## BEGIN Available data

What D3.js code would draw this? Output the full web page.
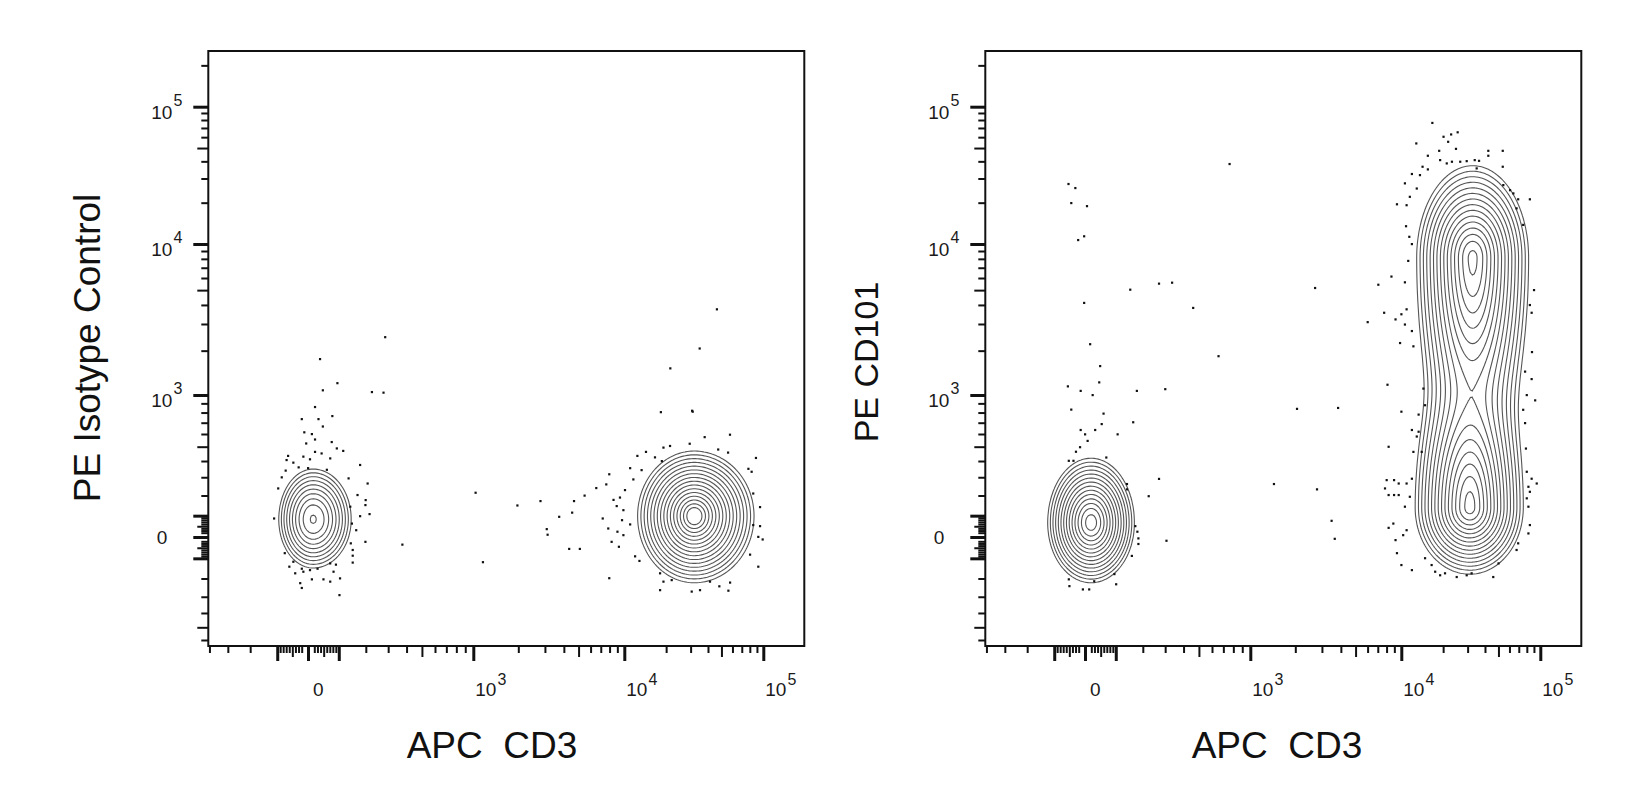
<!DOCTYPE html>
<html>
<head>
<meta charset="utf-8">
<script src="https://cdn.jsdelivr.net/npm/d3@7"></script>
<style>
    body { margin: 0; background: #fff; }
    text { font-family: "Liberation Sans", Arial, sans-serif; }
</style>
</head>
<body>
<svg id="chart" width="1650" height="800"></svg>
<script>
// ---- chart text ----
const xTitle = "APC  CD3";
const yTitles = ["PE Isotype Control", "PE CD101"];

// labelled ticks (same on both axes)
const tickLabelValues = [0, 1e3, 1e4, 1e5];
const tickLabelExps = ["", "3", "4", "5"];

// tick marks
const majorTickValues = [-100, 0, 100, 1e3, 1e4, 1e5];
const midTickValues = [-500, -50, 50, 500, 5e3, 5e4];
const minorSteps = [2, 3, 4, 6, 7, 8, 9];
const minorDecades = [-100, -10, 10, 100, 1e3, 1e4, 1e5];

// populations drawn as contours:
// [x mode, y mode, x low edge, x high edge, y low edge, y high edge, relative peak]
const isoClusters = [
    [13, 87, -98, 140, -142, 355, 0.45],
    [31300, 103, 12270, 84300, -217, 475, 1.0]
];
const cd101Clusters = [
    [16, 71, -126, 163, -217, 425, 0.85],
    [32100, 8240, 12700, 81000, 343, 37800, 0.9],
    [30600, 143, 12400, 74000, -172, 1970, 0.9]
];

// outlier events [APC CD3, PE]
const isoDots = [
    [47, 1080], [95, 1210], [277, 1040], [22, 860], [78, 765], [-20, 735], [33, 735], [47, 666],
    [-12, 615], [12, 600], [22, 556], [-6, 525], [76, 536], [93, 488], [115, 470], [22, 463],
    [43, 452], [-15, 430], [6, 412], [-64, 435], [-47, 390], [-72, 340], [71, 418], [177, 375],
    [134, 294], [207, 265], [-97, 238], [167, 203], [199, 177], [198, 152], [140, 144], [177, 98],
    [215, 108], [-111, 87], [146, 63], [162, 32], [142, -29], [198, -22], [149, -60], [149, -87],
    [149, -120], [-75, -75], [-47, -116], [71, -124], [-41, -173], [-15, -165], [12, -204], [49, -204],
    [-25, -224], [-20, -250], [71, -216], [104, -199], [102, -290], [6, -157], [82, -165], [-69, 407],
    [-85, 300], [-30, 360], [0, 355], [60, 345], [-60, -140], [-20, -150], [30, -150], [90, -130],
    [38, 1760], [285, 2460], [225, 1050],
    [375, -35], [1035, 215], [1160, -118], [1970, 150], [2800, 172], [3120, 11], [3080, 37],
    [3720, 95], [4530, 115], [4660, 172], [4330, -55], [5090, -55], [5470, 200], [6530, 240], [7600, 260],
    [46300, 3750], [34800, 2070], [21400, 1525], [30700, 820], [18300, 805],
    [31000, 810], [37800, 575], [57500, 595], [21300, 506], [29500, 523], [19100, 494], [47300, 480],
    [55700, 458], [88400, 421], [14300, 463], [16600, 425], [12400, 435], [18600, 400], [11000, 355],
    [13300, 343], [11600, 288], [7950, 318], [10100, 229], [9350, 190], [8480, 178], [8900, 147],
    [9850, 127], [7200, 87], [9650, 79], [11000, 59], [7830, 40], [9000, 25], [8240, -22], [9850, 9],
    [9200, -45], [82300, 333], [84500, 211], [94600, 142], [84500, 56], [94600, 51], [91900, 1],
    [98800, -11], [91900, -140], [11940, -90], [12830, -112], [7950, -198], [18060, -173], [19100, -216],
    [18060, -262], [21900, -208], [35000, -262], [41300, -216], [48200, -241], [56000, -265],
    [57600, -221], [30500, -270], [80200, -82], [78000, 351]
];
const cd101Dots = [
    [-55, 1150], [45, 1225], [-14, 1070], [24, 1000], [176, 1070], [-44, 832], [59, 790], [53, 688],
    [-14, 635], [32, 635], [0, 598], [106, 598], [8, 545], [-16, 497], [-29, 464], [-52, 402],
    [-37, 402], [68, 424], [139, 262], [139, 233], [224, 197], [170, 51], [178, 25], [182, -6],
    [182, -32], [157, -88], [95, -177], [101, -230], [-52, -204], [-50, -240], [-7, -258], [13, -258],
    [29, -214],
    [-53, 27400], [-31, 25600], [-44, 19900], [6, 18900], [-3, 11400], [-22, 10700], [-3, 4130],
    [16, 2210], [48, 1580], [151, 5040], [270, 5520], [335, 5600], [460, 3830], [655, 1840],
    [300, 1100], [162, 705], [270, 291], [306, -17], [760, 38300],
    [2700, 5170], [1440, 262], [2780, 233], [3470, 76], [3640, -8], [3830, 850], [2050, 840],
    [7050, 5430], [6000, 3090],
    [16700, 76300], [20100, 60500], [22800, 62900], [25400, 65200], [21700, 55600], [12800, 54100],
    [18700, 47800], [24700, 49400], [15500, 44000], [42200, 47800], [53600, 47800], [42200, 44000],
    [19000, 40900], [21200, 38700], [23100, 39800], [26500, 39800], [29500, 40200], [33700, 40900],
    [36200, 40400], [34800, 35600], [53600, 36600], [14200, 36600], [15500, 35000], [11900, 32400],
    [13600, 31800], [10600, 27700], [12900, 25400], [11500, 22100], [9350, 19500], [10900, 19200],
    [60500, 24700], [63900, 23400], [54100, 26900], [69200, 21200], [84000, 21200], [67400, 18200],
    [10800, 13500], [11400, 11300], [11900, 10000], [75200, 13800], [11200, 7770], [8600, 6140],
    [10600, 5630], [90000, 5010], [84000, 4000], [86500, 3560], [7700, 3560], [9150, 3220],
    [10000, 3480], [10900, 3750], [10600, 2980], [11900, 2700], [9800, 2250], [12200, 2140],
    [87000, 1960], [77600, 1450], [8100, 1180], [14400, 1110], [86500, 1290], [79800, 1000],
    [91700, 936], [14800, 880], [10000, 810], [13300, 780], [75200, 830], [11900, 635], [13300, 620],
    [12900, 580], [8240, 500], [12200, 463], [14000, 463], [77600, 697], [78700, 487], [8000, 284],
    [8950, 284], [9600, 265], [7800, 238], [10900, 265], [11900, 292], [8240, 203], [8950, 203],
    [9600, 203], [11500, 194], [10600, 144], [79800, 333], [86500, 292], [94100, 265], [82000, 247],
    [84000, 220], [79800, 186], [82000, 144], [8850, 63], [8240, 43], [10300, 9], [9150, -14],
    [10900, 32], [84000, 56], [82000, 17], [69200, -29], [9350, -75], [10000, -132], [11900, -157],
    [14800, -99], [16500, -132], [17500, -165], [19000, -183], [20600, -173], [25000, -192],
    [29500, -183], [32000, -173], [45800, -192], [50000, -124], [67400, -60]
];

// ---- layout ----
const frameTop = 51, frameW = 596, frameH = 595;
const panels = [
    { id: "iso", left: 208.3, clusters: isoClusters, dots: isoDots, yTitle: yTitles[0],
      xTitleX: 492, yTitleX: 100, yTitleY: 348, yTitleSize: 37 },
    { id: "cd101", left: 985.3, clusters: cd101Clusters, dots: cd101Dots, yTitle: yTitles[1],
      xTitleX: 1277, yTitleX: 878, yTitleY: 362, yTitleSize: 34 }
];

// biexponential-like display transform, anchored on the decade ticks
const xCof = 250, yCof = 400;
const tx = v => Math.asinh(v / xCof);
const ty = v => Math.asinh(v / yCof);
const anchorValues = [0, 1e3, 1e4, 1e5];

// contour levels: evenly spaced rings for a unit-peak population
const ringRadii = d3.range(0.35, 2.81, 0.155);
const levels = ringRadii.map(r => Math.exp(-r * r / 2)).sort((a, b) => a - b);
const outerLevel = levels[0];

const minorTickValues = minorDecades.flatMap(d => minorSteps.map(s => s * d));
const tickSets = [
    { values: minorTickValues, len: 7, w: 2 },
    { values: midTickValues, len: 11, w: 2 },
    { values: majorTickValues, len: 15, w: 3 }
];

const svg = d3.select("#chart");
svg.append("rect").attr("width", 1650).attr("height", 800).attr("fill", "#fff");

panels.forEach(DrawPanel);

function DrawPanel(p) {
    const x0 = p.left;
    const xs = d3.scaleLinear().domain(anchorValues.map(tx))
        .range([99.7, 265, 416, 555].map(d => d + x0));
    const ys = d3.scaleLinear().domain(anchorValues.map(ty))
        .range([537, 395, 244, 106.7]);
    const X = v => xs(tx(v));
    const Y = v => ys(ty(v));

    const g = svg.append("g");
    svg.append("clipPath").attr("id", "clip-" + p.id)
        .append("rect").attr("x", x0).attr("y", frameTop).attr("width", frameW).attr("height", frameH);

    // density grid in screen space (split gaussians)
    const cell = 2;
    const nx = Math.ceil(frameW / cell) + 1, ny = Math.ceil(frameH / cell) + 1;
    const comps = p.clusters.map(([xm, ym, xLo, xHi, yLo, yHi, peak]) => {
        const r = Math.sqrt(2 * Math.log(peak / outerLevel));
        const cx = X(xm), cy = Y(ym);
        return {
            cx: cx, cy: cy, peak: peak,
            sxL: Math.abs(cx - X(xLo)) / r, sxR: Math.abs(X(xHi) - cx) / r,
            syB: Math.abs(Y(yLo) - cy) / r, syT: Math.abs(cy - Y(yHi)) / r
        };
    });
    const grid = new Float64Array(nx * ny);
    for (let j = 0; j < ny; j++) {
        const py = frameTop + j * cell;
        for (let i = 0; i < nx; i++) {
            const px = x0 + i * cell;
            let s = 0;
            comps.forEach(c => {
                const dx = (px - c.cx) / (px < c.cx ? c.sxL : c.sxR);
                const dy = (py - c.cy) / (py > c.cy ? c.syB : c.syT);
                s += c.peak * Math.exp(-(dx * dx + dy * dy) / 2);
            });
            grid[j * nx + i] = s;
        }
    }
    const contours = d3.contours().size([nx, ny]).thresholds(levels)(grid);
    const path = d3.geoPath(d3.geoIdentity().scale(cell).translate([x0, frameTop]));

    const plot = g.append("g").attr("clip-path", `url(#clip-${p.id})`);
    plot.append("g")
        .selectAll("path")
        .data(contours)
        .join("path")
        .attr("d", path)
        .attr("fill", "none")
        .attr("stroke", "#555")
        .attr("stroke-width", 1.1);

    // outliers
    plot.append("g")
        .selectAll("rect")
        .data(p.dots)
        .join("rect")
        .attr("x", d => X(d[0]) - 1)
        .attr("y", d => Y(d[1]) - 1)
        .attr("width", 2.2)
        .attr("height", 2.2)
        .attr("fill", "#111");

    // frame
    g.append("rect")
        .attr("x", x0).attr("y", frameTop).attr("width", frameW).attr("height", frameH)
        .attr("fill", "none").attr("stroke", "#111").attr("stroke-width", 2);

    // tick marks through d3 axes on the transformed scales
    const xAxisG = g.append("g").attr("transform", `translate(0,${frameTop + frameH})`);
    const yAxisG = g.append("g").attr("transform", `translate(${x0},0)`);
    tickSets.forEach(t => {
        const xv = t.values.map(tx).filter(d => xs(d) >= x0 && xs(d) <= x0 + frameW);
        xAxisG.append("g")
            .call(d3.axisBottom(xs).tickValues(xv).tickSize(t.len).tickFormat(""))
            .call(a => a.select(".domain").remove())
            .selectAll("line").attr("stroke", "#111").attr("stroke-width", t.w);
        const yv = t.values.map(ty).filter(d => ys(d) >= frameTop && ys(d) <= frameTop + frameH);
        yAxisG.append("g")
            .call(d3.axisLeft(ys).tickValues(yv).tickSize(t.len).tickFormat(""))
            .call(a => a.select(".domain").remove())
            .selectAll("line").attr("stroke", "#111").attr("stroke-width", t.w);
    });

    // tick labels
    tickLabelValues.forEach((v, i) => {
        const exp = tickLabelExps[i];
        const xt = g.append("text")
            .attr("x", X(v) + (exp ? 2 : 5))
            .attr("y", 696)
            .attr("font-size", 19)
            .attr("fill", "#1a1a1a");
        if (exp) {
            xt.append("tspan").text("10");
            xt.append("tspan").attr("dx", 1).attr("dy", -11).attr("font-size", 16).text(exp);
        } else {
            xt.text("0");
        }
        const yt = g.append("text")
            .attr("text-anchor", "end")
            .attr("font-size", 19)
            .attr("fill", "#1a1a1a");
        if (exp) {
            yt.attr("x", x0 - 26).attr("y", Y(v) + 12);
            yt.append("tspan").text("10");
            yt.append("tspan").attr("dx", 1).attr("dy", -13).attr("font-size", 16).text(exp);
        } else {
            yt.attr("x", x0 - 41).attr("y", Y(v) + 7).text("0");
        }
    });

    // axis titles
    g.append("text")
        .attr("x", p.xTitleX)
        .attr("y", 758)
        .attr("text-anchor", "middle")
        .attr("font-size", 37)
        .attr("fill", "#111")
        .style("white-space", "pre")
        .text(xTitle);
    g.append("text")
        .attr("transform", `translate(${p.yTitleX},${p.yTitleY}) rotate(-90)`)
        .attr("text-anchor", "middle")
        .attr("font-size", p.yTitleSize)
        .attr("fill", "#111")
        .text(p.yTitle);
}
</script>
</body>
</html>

## END Available data

### To be done
Please quote the lines of the material, beginning with the first and ending with the one that contains "const minorDecades = [-100, -10, 10, 100, 1e3, 1e4, 1e5];", exactly as written and without any pictures.

### Response
What D3.js code would draw this? Output the full web page.
<!DOCTYPE html>
<html>
<head>
<meta charset="utf-8">
<script src="https://cdn.jsdelivr.net/npm/d3@7"></script>
<style>
    body { margin: 0; background: #fff; }
    text { font-family: "Liberation Sans", Arial, sans-serif; }
</style>
</head>
<body>
<svg id="chart" width="1650" height="800"></svg>
<script>
// ---- chart text ----
const xTitle = "APC  CD3";
const yTitles = ["PE Isotype Control", "PE CD101"];

// labelled ticks (same on both axes)
const tickLabelValues = [0, 1e3, 1e4, 1e5];
const tickLabelExps = ["", "3", "4", "5"];

// tick marks
const majorTickValues = [-100, 0, 100, 1e3, 1e4, 1e5];
const midTickValues = [-500, -50, 50, 500, 5e3, 5e4];
const minorSteps = [2, 3, 4, 6, 7, 8, 9];
const minorDecades = [-100, -10, 10, 100, 1e3, 1e4, 1e5];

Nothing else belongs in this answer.